START DATA ENTRIES

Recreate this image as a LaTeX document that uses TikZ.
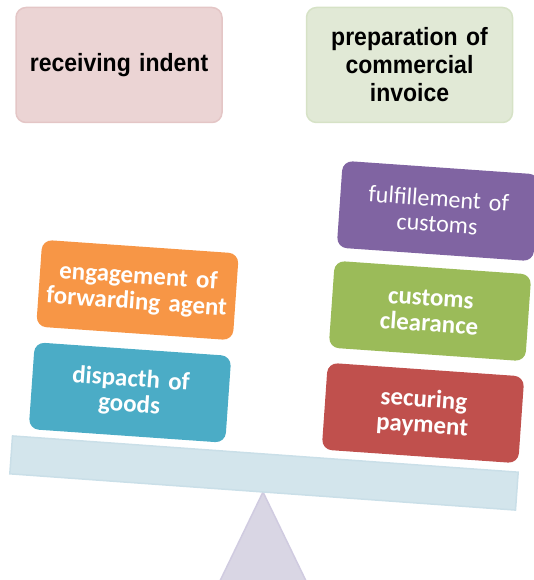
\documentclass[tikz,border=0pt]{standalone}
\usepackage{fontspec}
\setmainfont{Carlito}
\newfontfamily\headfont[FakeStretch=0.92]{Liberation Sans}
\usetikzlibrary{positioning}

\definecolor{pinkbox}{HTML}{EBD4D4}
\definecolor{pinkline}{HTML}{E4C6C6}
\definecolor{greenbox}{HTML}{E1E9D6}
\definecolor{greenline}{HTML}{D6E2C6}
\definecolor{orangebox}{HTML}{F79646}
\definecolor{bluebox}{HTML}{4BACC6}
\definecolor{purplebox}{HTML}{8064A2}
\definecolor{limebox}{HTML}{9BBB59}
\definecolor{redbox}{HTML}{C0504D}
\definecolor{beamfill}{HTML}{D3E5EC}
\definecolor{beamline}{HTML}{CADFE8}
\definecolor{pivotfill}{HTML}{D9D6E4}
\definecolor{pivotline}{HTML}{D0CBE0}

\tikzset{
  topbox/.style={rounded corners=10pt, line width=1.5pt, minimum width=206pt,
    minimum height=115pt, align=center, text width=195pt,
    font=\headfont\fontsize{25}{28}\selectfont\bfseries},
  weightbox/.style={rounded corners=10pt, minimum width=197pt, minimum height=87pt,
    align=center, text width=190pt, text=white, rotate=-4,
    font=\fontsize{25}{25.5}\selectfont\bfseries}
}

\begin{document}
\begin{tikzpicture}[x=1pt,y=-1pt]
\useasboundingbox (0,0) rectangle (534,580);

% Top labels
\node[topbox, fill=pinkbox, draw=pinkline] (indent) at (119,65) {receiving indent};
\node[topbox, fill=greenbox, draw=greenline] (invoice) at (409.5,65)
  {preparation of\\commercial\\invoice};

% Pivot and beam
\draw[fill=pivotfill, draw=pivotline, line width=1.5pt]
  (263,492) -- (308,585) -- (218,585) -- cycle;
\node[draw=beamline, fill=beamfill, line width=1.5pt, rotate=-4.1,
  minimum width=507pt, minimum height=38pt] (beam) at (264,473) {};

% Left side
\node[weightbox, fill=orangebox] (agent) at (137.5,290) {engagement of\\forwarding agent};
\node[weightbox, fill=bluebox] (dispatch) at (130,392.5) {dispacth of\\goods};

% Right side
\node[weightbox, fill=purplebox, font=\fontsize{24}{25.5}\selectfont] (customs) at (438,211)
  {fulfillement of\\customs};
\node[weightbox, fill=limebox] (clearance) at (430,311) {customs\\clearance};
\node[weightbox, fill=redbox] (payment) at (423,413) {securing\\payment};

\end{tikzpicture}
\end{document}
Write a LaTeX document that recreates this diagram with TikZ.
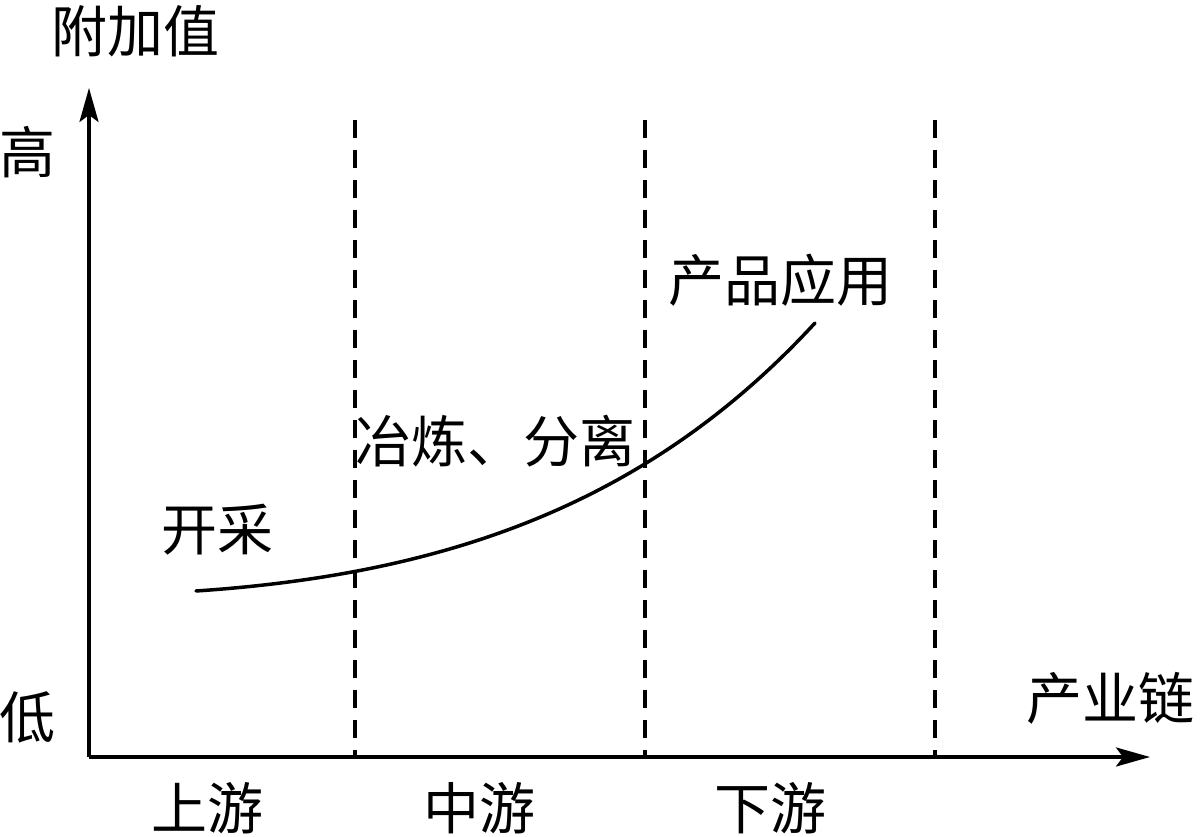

END DATA ENTRIES

THE PROBLEM:
Reproduce the entries exactly. Do not carry over any picture.

SOLVED PROBLEM:
Recreate this image as a LaTeX document that uses TikZ.
\documentclass[tikz,border=0pt]{standalone}
\usepackage{fontspec}
\setmainfont{Carlito}
\newfontfamily\headfont[FakeStretch=0.92]{Liberation Sans}
\usetikzlibrary{positioning}

\definecolor{pinkbox}{HTML}{EBD4D4}
\definecolor{pinkline}{HTML}{E4C6C6}
\definecolor{greenbox}{HTML}{E1E9D6}
\definecolor{greenline}{HTML}{D6E2C6}
\definecolor{orangebox}{HTML}{F79646}
\definecolor{bluebox}{HTML}{4BACC6}
\definecolor{purplebox}{HTML}{8064A2}
\definecolor{limebox}{HTML}{9BBB59}
\definecolor{redbox}{HTML}{C0504D}
\definecolor{beamfill}{HTML}{D3E5EC}
\definecolor{beamline}{HTML}{CADFE8}
\definecolor{pivotfill}{HTML}{D9D6E4}
\definecolor{pivotline}{HTML}{D0CBE0}

\tikzset{
  topbox/.style={rounded corners=10pt, line width=1.5pt, minimum width=206pt,
    minimum height=115pt, align=center, text width=195pt,
    font=\headfont\fontsize{25}{28}\selectfont\bfseries},
  weightbox/.style={rounded corners=10pt, minimum width=197pt, minimum height=87pt,
    align=center, text width=190pt, text=white, rotate=-4,
    font=\fontsize{25}{25.5}\selectfont\bfseries}
}

\begin{document}
\begin{tikzpicture}[x=1pt,y=-1pt]
\useasboundingbox (0,0) rectangle (534,580);

% Top labels
\node[topbox, fill=pinkbox, draw=pinkline] (indent) at (119,65) {receiving indent};
\node[topbox, fill=greenbox, draw=greenline] (invoice) at (409.5,65)
  {preparation of\\commercial\\invoice};

% Pivot and beam
\draw[fill=pivotfill, draw=pivotline, line width=1.5pt]
  (263,492) -- (308,585) -- (218,585) -- cycle;
\node[draw=beamline, fill=beamfill, line width=1.5pt, rotate=-4.1,
  minimum width=507pt, minimum height=38pt] (beam) at (264,473) {};

% Left side
\node[weightbox, fill=orangebox] (agent) at (137.5,290) {engagement of\\forwarding agent};
\node[weightbox, fill=bluebox] (dispatch) at (130,392.5) {dispacth of\\goods};

% Right side
\node[weightbox, fill=purplebox, font=\fontsize{24}{25.5}\selectfont] (customs) at (438,211)
  {fulfillement of\\customs};
\node[weightbox, fill=limebox] (clearance) at (430,311) {customs\\clearance};
\node[weightbox, fill=redbox] (payment) at (423,413) {securing\\payment};

\end{tikzpicture}
\end{document}
Write a LaTeX document that recreates this diagram with TikZ.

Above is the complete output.